![]()
Princeton University
|
Computer Science 448
|
|
For this writeup you will assume a startup that is considering moving to Amazon's infrastructure. Your startup is based on cloud storage of video files and providing services for automatic format conversion of these files. You will work in groups. Both group partners will submit a file writeup_6.txt individually. And you will submit another file equations.pdf as a group (designate one person to submit this file, and mention the name of the other group partner). The word limit for writeup_6.txt is reduced to 300 words for this writeup. The page limit for equations.pdf is 1-page. You can write the equations in any format (Microsoft Word, Latex, hand-written and then scanned) as long as you convert to PDF.
You currently host your system on a small cloud provider that offers a flat rate per month for a compute instance. The rate includes the total hardisk space, allocated memory, and maximum bandwidth allowed. Your startup is getting more clients and is growing. Your CEO has asked you to present a report where you analyze the decision of moving to Amazon's cloud infrastructure from an optimization point-of-view. Amazon is offering three levels of services:
- On-demand Instances: You are interested in standard on-demand, large Linux instances. Current price is $0.34 per hour.
- Reserved Instances: You are interested in standard reserved, large Linux instances. Current price is $0.12 per hour.
- Spot Instances: You are interested in standard spot, large Linux instances for a variable price. Current price is $0.117 per hour, but it fluctuates a lot and is updated every 5 minutes. You can specify a price maximum; the price at which Amazon will shutdown/terminate your instance instead of charging you. You buy spot instances by bidding and purchasing instances for an hour i.e., after one hour you bid again and the price can change.
Your current CPU utilization (on current cloud provider) looks like this:
![]()
In the above figure, the X-axis is time divided into "slots" of 2-hours each. Each data point is CPU load average of the 2-hours slot. During a single day you can see more than one spike in load. On the Y-axis is CPU percent utilization. The scale is 0%-to-800%, instead of the simpler 0%-to-100%. That's because you have 8-cores, so the graph gives the CPU average of each core. For example, a data point of 215% means that "2-cores are used at full capacity and 1-core is used at 15%". If you see another data point of say 230%, that doesn't mean that the same 2-cores are used at 100% and 1-core is used at 30%, rather a total of 2-cores are used at 100% and 1-core (any core) is used at 30%. The horizontal line X is similar to what was discussed in class.
Now consider the following parameters (these are a subset of parameters you'll need):
![]()
For this writeup, each team should:
- In a group: Prepare the cost equation for deciding when to buy 'on-demand' instances and when to buy 'reserved' instances. You don't necessarily need to derive the equations, but need to explain briefly how you came up with the equation. Submit this in equations.pdf.
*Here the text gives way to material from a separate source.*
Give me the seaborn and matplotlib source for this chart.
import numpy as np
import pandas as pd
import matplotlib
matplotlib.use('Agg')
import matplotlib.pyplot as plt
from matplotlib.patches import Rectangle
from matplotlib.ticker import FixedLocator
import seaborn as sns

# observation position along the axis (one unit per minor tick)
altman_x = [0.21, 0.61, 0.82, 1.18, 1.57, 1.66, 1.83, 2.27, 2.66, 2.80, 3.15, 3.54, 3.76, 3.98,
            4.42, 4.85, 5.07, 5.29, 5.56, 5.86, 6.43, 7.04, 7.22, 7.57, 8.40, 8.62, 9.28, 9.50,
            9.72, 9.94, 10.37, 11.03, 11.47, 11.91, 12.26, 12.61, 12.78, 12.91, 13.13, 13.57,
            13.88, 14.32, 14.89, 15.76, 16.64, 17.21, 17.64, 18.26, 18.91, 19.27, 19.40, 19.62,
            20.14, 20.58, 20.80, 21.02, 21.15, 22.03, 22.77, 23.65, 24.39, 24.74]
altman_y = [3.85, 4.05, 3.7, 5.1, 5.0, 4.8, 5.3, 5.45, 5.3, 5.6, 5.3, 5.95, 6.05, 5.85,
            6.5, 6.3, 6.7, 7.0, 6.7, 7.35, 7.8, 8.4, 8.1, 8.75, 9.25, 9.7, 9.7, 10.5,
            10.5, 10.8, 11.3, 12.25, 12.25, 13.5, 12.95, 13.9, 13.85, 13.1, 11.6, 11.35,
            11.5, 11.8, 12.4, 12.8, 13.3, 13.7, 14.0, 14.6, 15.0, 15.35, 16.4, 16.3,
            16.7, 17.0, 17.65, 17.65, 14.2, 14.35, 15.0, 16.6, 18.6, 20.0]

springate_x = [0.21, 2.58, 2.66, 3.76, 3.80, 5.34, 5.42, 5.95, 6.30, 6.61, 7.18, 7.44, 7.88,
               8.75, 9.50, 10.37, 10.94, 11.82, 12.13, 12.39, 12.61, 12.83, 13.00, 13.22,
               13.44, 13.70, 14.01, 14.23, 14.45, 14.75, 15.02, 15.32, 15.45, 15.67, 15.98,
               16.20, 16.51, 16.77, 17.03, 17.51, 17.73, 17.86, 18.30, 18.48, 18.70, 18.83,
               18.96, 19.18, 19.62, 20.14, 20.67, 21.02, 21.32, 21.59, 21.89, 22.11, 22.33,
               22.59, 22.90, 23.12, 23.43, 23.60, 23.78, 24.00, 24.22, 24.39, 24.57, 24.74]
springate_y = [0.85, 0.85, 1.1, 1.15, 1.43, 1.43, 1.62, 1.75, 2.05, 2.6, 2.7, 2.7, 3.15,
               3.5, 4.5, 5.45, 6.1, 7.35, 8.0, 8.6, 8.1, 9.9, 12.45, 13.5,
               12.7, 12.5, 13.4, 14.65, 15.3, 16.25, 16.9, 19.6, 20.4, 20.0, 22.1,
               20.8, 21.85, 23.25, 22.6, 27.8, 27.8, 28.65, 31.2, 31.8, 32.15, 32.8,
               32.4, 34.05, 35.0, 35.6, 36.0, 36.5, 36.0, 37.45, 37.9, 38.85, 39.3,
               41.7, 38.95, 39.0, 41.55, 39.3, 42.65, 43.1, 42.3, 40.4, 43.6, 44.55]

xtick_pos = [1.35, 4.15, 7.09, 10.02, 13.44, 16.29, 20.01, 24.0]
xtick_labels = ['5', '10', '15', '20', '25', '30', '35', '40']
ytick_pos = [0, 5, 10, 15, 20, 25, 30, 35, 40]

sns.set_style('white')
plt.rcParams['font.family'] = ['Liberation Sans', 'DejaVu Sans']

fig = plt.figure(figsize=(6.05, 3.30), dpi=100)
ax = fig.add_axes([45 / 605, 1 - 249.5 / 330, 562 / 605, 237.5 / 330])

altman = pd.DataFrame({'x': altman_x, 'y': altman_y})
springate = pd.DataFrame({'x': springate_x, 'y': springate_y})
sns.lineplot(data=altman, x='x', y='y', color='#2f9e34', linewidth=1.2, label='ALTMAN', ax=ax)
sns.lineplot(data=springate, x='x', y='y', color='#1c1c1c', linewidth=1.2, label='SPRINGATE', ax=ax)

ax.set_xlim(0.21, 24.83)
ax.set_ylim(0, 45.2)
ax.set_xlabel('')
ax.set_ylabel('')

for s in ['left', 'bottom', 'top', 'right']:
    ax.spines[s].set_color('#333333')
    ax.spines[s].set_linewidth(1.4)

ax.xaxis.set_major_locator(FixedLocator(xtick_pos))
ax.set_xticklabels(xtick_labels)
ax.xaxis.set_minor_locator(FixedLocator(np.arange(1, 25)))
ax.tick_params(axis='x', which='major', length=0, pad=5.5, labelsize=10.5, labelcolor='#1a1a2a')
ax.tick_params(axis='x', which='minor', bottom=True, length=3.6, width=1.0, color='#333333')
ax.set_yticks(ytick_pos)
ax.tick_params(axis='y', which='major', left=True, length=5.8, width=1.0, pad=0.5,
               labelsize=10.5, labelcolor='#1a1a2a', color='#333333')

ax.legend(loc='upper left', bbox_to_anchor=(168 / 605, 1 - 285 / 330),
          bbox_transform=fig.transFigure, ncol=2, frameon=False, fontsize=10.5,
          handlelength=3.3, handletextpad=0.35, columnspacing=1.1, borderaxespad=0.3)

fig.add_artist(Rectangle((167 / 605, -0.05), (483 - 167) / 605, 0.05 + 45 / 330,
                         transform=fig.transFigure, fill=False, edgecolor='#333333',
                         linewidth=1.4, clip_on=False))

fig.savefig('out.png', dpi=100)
- In a group: Prepare the cost equation for replacing 'on-demand' instances with 'spot' instances. Spot instances usually cost less than on-demand, but they are terminated if the price exceeds your maximum specified price. Include this 'risk of termination' in the equation. Again, you don't need to derive the equations, but need to explain briefly how you came up with the equation. Submit this in equations.pdf.
- Individual: One team member writes a memo saying why they think moving to Amazon's infrastructure is a good idea that the company should pursue. Submit this as writeup_6.txt.
- Individual: The other team member writes a memo saying why moving to Amazon's infrastructure is not a good idea. Again, submit this as writeup_6.txt.
For the writeup, think broadly, not just about the cost equations. You're encouraged to use arguments based on all kinds of matters, including future growth, competition, ease of management, etc. You are welcome to use arguments based on the cost equations (that you developed as a group) as well.